The International Monetary Fund is ready to help the euro area battle its debt crisis while setting aside enough resources to help countries outside the region, Managing Director Christine Lagarde said.
“The IMF will be available, will stand ready, will participate as part of its mission in the current crisis but not exclusively to the benefit of the euro zone,” Lagarde told reporters in Mexico City Wednesday. “It will have to be attentive and will have to spare resources for those countries that are the bystanders of the crisis.”
The Washington-based IMF is co-financing bailouts to Greece, Portugal and Ireland and is preparing to send a team to Italy for an unprecedented audit of the country’s efforts to cut its debt. European finance ministers said this week they would seek a greater role for the IMF alongside their own bailout fund in their latest gamble at taming the euro zone’s sovereign debt turmoil.

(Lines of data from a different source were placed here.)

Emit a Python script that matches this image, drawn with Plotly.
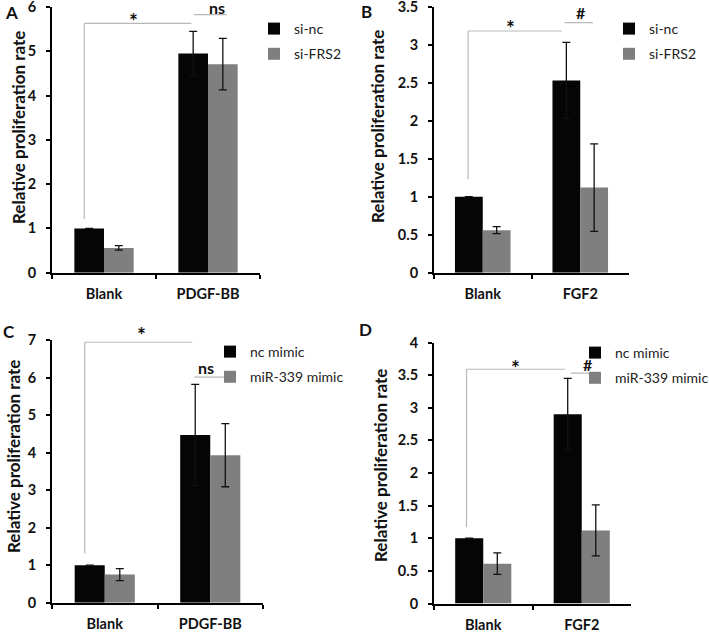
import plotly.graph_objects as go

W, H = 709, 632

# ---------------- data ----------------
cats_pdgf = ["Blank", "PDGF-BB"]
cats_fgf = ["Blank", "FGF2"]

A_si_nc = [1.0, 4.95]
A_si_nc_err = [0.0, 0.50]
A_si_frs2 = [0.56, 4.71]
A_si_frs2_err = [0.05, 0.58]

B_si_nc = [1.0, 2.53]
B_si_nc_err = [0.0, 0.50]
B_si_frs2 = [0.56, 1.12]
B_si_frs2_err = [0.046, 0.575]

C_nc_mimic = [1.0, 4.47]
C_nc_mimic_err = [0.0, 1.35]
C_mir_mimic = [0.75, 3.93]
C_mir_mimic_err = [0.16, 0.84]

D_nc_mimic = [1.0, 2.90]
D_nc_mimic_err = [0.0, 0.55]
D_mir_mimic = [0.61, 1.12]
D_mir_mimic_err = [0.165, 0.39]

series_names_si = ["si-nc", "si-FRS2"]
series_names_mimic = ["nc mimic", "miR-339 mimic"]

y_ranges = [[0, 6], [0, 3.5], [0, 7], [0, 4]]
y_dticks = [1, 0.5, 1, 0.5]

BLACK = "#050505"
GRAY = "#7f7f7f"
BRACKET = "#b8b8b8"
FONT = "Lato"
TXT = "#111111"


def px_x(p):
    return p / W


def px_y(p):
    return 1 - p / H


fig = go.Figure()

panels = [
    ("x", "y", cats_pdgf, A_si_nc, A_si_nc_err, A_si_frs2, A_si_frs2_err, series_names_si, "legend"),
    ("x2", "y2", cats_fgf, B_si_nc, B_si_nc_err, B_si_frs2, B_si_frs2_err, series_names_si, "legend2"),
    ("x3", "y3", cats_pdgf, C_nc_mimic, C_nc_mimic_err, C_mir_mimic, C_mir_mimic_err, series_names_mimic, "legend3"),
    ("x4", "y4", cats_fgf, D_nc_mimic, D_nc_mimic_err, D_mir_mimic, D_mir_mimic_err, series_names_mimic, "legend4"),
]

for i, (xa, ya, cats, v1, e1, v2, e2, names, leg) in enumerate(panels):
    for j, (vals, errs, col) in enumerate([(v1, e1, BLACK), (v2, e2, GRAY)]):
        err_arr = [e if e > 0 else None for e in errs]
        fig.add_trace(go.Bar(
            x=cats, y=vals, name=names[j], marker=dict(color=col, line=dict(width=0)),
            error_y=dict(type="data", array=err_arr, visible=True, color="#111111",
                         thickness=1.3, width=4),
            xaxis=xa, yaxis=ya, legend=leg, legendgroup=f"g{i}{j}", showlegend=True,
        ))

# domains (pixel-measured)
x_doms = [[52, 260], [434, 629], [52, 263], [434, 631]]
y_doms = [[272.7, 7], [272.7, 6.7], [602.7, 340], [603.5, 342.5]]

tick_font = dict(family=FONT, size=14.5, color=TXT, weight="bold")
axis_common = dict(showline=True, linecolor="black", linewidth=2, ticks="outside",
                   tickcolor="black", tickwidth=2, showgrid=False, zeroline=False,
                   automargin=False, ticklabeloverflow="allow", tickfont=tick_font)
layout = dict(width=W, height=H, margin=dict(l=0, r=0, t=0, b=0, autoexpand=False),
              paper_bgcolor="white", plot_bgcolor="white", template="none",
              barmode="group", bargap=0.43, bargroupgap=0.0,
              font=dict(family=FONT, color=TXT))
for i in range(4):
    sfx = "" if i == 0 else str(i + 1)
    xd = [px_x(x_doms[i][0]), px_x(x_doms[i][1])]
    yd = [px_y(y_doms[i][0]), px_y(y_doms[i][1])]
    layout["xaxis" + sfx] = dict(domain=xd, anchor="y" + sfx, type="category",
                                 range=[-0.5, 1.5], tickson="boundaries", ticklen=4,
                                 ticklabelstandoff=7, **axis_common)
    layout["yaxis" + sfx] = dict(domain=yd, anchor="x" + sfx, range=y_ranges[i],
                                 dtick=y_dticks[i], tick0=0, ticklen=4,
                                 ticklabelstandoff=7, **axis_common)

# legends
leg_pos = [(254, 13), (609, 13), (210, 336), (575, 337)]
for i, (lx, ly) in enumerate(leg_pos):
    key = "legend" if i == 0 else f"legend{i + 1}"
    layout[key] = dict(x=px_x(lx), y=px_y(ly), xanchor="left", yanchor="top",
                       bgcolor="rgba(0,0,0,0)", borderwidth=0, tracegroupgap=4,
                       font=dict(family=FONT, size=14, color="#222222"),
                       itemclick=False)

fig.update_layout(**layout)

# significance brackets
# (star_left, star_right, star_bottom, star_top, hash_left, hash_right, hash_y)
brackets = [
    (-0.19, 0.84, 1.21, 5.63, 0.865, 1.18, 5.83),
    (-0.15, 0.81, 1.23, 3.18, 0.84, 1.13, 3.29),
    (-0.19, 0.83, 1.31, 6.94, 0.85, 1.24, 6.01),
    (-0.17, 0.83, 1.17, 3.59, 0.89, 1.135, 3.53),
]
labels = [
    ((0.279, 5.80, "*"), (1.087, 5.98, "ns")),
    ((0.28, 3.29, "*"), (1.008, 3.42, "#")),
    ((0.35, 7.29, "*"), (0.957, 6.27, "ns")),
    ((0.331, 3.69, "*"), (1.06, 3.67, "#")),
]
for i, (sl, sr, sb, st, hl, hr, hy) in enumerate(brackets):
    sfx = "" if i == 0 else str(i + 1)
    xr, yr = "x" + sfx, "y" + sfx
    ln = dict(color=BRACKET, width=1.2)
    fig.add_shape(type="line", xref=xr, yref=yr, x0=sl, x1=sl, y0=sb, y1=st, line=ln)
    fig.add_shape(type="line", xref=xr, yref=yr, x0=sl, x1=sr, y0=st, y1=st, line=ln)
    fig.add_shape(type="line", xref=xr, yref=yr, x0=hl, x1=hr, y0=hy, y1=hy, line=ln)
    ymax = y_ranges[i][1]
    for (tx, ty, tt) in labels[i]:
        is_star = tt == "*"
        fig.add_annotation(x=tx, y=ty / ymax, xref=xr, yref=f"{yr} domain",
                           text=f"<b>{tt}</b>",
                           showarrow=False, yshift=-5 if is_star else 0,
                           xanchor="center", yanchor="middle",
                           font=dict(family=FONT, size=21 if is_star else 16, color=TXT))

# y-axis titles
ytitle_pos = [(19, 128), (378, 126), (13, 457), (380, 466)]
for (tx, ty) in ytitle_pos:
    fig.add_annotation(x=px_x(tx), y=px_y(ty), xref="paper", yref="paper",
                       xanchor="center", yanchor="middle",
                       text="<b>Relative proliferation rate</b>", textangle=-90,
                       showarrow=False, font=dict(family=FONT, size=17, color=TXT))

# panel letters
letters = [("A", 11, 12.5), ("B", 366, 12), ("C", 9, 331), ("D", 365, 329.5)]
for (lt, tx, ty) in letters:
    fig.add_annotation(x=px_x(tx), y=px_y(ty), xref="paper", yref="paper",
                       xanchor="center", yanchor="middle",
                       text=f"<b>{lt}</b>", showarrow=False,
                       font=dict(family=FONT, size=17, color=TXT))

fig.write_html("out.html", config={"displayModeBar": False, "staticPlot": True},
               post_script="document.body.style.margin='0';document.body.style.padding='0';")
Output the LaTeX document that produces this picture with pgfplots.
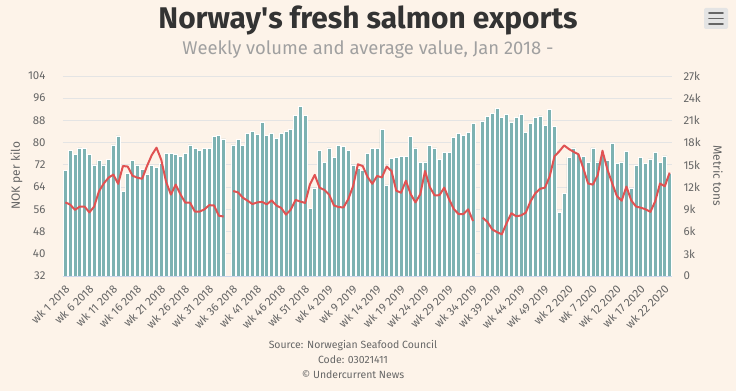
\documentclass[border=0pt]{standalone}
\usepackage{pgfplots}
\pgfplotsset{compat=1.18}
\usepackage{pgfplotstable}
\usepackage{fontspec}
\setmainfont{Fira Sans}
\definecolor{bg}{RGB}{253,243,233}
\definecolor{barc}{RGB}{125,178,178}
\definecolor{linec}{RGB}{224,82,82}
\definecolor{gridc}{RGB}{228,228,228}
\definecolor{axc}{RGB}{204,214,235}
\definecolor{tickc}{RGB}{102,102,102}
\definecolor{titlec}{RGB}{51,51,51}
\definecolor{subc}{RGB}{160,160,160}

\pgfplotstableread{
wk vol price
1 14.2 58.5
2 16.9 57.7
3 16.4 55.8
4 17.3 57.0
5 17.2 57.0
6 16.4 54.9
7 14.9 57.0
8 15.6 62.5
9 15.0 65.3
10 15.7 67.4
11 17.7 68.5
12 18.9 65.2
13 11.4 71.6
14 13.8 71.4
15 15.6 68.1
16 14.9 67.4
17 14.4 67.0
18 13.7 71.5
19 14.9 75.5
20 14.7 78.2
21 15.2 73.8
22 16.6 65.9
23 16.6 61.3
24 16.4 64.9
25 16.1 61.4
26 16.6 58.4
27 17.7 58.4
28 17.2 55.2
29 17.0 55.2
30 17.2 56.0
31 17.2 57.5
32 18.8 57.4
33 19.0 53.7
34 18.5 53.4
35 nan nan
36 17.7 62.6
37 18.4 62.1
38 17.6 60.2
39 19.2 59.1
40 19.5 57.9
41 19.1 58.5
42 20.7 58.7
43 19.0 57.8
44 19.2 59.2
45 18.6 57.4
46 19.2 56.5
47 19.5 54.1
48 19.8 55.9
49 21.7 59.4
50 22.9 58.8
51 21.7 58.3
52 9.1 65.0
53 11.9 68.4
54 16.9 63.8
55 15.3 63.0
56 17.3 61.3
57 16.0 57.4
58 17.6 56.8
59 17.5 56.7
60 16.9 59.7
61 15.0 64.4
62 14.5 72.2
63 14.3 71.6
64 16.5 67.7
65 17.2 65.2
66 17.2 68.0
67 19.8 67.5
68 12.3 71.4
69 15.9 69.8
70 16.0 62.7
71 16.1 62.0
72 16.1 66.3
73 18.8 61.5
74 17.3 58.5
75 15.3 61.4
76 15.4 69.8
77 17.6 64.0
78 17.3 61.0
79 15.7 61.1
80 16.7 63.8
81 16.7 59.7
82 18.7 56.1
83 19.2 54.3
84 19.0 54.3
85 19.4 56.0
86 20.6 51.8
87 nan nan
88 20.9 53.0
89 21.5 51.5
90 21.9 48.8
91 22.6 47.8
92 21.4 47.0
93 21.8 51.0
94 20.8 54.6
95 21.4 53.5
96 21.8 53.8
97 19.4 54.8
98 20.6 58.9
99 21.4 61.8
100 21.6 63.4
101 20.3 63.8
102 22.5 67.9
103 20.2 75.1
104 8.6 76.9
105 11.1 79.0
106 16.0 77.7
107 17.3 76.7
108 16.4 75.8
109 16.1 70.8
110 15.3 65.3
111 17.3 64.9
112 15.4 68.3
113 16.5 77.1
114 15.6 70.5
115 17.9 65.5
116 15.2 60.8
117 15.4 59.1
118 16.8 64.2
119 11.8 59.2
120 14.9 57.0
121 16.0 56.6
122 15.2 56.0
123 15.8 55.1
124 16.7 58.9
125 15.3 65.3
126 16.2 64.3
127 13.8 69.2
}\data

\begin{document}
\begin{tikzpicture}
\fill[bg] (0,0) rectangle (736bp,391bp);
\path[use as bounding box] (0,0) rectangle (736bp,391bp);

\pgfplotsset{
  base/.style={
    at={(63bp,115bp)}, anchor=south west,
    scale only axis, width=609bp, height=200bp,
    xmin=0.5, xmax=127.5,
    major tick length=0pt,
    /pgf/number format/assume math mode=true,
    tick label style={text=tickc, font=\fontsize{11.5}{13}\selectfont},
  }
}

% volume bars (right axis)
\begin{axis}[base,
  ymin=0, ymax=27,
  ytick={0,3,...,27},
  yticklabels={0,3k,6k,9k,12k,15k,18k,21k,24k,27k},
  axis y line*=right,
  axis x line*=bottom,
  y axis line style={draw=none},
  x axis line style={draw=axc, line width=0.8bp},
  ymajorgrids, grid style={draw=gridc, line width=0.8bp},
  yticklabel style={anchor=west, xshift=8bp},
  xtick={1,6,...,126},
  xticklabels={wk 1 2018,wk 6 2018,wk 11 2018,wk 16 2018,wk 21 2018,wk 26 2018,wk 31 2018,wk 36 2018,wk 41 2018,wk 46 2018,wk 51 2018,wk 4 2019,wk 9 2019,wk 14 2019,wk 19 2019,wk 24 2019,wk 29 2019,wk 34 2019,wk 39 2019,wk 44 2019,wk 49 2019,wk 2 2020,wk 7 2020,wk 12 2020,wk 17 2020,wk 22 2020},
  xticklabel style={font=\fontsize{11.5}{13}\selectfont, xshift=2bp, yshift=-11bp, rotate=45, anchor=east, inner sep=0pt},
]
\addplot[ybar, bar width=4.0bp, fill=barc, draw=white, line width=0.7bp] table[x=wk, y=vol] {\data};
\end{axis}

% price line (left axis)
\begin{axis}[base,
  ymin=32, ymax=104,
  ytick={32,40,...,104},
  axis y line*=left,
  hide x axis,
  y axis line style={draw=none},
  yticklabel style={anchor=east, xshift=-14bp},
  unbounded coords=jump,
]
\addplot[linec, line width=2bp, line join=round, mark=none] table[x=wk, y=price] {\data};
\end{axis}

\node[text=tickc, font=\fontsize{12}{14}\selectfont, rotate=90] at (16.5bp,215bp) {NOK per kilo};
\node[text=tickc, font=\fontsize{12}{14}\selectfont, rotate=-90] at (718bp,215bp) {Metric tons};

\node[text=titlec, font=\fontsize{30}{34}\selectfont\bfseries] at (368bp,371bp) {Norway\textquotesingle s fresh salmon exports};
\node[text=subc, font=\fontsize{18.5}{22}\selectfont] at (368bp,341bp) {Weekly volume and average value, Jan 2018 -};

\node[text=tickc, font=\fontsize{10.5}{12}\selectfont] at (353bp,45bp) {Source: Norwegian Seafood Council};
\node[text=tickc, font=\fontsize{10.5}{12}\selectfont] at (353bp,31bp) {Code: 03021411};
\node[text=tickc, font=\fontsize{10.5}{12}\selectfont] at (353bp,16bp) {© Undercurrent News};

% menu icon
\fill[rounded corners=2bp, fill=gridc] (704bp,362bp) rectangle (728bp,383bp);
\foreach \yy in {367,372.5,378} {
  \draw[tickc, line width=1.6bp, line cap=round] (709bp,\yy bp) -- (723bp,\yy bp);
}
\end{tikzpicture}
\end{document}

Lagarde has said that the $390 billion the IMF currently has available for lending may not suffice to meet loan demand should the global outlook worsen. The new-found wealth of Mexico and Brazil, where she will be tomorrow, could help boost the fund’s war chest. Group of 20 nations’ leaders this month stopped short of pledging more funds because the Europeans hadn’t given enough details on how they would fight their crisis.
Mexico’s Carstens
“Mexico, as member of the G-20, will be more than willing to collaborate and offer resources to support a greater range of action” by the IMF, central bank chief Agustin Carstens said during the same press conference.
Still, the boost may not be imminent.
Brazil, which has indicated over the past weeks it is ready to help Europe through the IMF, will not pledge extra resources during Lagarde’s visit, finance ministry official Carlos Cozendey said today, adding that the matter would be discussed at a G-20 meeting in February.
European ministers in Brussels turned to the IMF after conceding that higher interest rates and lower appetite for European bonds made it impossible for the bailout fund, the European Financial Stability Facility, to be leveraged up to its 1 trillion euro ($1.3 trillion) target.
European Resources
Europe should devote more of its resources to tackle its crisis before seeking additional funding from the IMF, Canadian Finance Minister Jim Flaherty said in a Bloomberg Television interview in New York today.
Lagarde told reporters Wednesday that “timing is of the essence” to solve the current turmoil and welcomed today’s coordinated move by six central banks to make it cheaper for banks to borrow dollars in emergencies.
The IMF “is particularly pleased to see in numerous countries of the euro zone a determination to address the root causes of the crisis and to proceed with the necessary adjustments that are required to restore the confidence that is currently needed and that has been lacking recently,” she said.
She reiterated that the fund has had “no discussions whatsoever with Italy and Spain” to negotiate financial aid.
With a new credit line created last week, the IMF is well equipped to help countries that are hit by shocks without being at the core of the crisis, she said.